● GIVEN REQUEST
Go over the listing below line by line and tally those containing "chart". Give only the tally.
● ● ● ●
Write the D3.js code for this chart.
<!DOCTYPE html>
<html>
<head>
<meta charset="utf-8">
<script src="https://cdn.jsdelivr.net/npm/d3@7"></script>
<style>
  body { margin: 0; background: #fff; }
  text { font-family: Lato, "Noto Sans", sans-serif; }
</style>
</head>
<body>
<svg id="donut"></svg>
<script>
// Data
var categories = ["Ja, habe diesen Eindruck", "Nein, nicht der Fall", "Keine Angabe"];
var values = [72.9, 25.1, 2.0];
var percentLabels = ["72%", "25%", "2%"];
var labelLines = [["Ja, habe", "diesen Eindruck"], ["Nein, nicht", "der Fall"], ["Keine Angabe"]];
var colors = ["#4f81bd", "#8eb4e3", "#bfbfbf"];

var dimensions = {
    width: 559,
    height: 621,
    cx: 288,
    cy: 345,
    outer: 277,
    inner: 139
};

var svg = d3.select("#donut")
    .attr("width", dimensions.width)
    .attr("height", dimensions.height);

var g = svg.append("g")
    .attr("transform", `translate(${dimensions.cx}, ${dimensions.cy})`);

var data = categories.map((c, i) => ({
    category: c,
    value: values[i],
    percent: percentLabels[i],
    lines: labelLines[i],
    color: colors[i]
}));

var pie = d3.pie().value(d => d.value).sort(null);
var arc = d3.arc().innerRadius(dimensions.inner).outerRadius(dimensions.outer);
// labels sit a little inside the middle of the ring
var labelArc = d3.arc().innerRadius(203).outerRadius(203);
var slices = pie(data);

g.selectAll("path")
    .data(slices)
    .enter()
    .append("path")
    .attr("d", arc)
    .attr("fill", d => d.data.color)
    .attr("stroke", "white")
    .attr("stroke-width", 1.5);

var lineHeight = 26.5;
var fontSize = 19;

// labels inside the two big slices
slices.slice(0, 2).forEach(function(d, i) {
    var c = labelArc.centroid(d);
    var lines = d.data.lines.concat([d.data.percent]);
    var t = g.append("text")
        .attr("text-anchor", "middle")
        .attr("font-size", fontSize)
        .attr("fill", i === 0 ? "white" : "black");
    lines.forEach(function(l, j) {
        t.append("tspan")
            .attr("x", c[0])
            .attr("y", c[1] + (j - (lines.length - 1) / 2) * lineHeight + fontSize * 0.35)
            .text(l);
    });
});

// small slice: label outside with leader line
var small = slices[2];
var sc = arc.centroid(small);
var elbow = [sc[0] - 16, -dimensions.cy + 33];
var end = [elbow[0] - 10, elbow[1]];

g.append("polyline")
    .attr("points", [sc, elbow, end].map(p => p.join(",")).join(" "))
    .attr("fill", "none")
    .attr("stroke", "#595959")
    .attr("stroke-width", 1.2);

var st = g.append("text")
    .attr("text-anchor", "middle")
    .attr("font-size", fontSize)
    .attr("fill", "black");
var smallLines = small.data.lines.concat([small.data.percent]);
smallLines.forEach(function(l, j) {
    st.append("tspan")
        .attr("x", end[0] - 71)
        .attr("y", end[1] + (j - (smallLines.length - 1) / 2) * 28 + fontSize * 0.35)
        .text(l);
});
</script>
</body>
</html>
● ● ● ●
● FINAL RESULT
1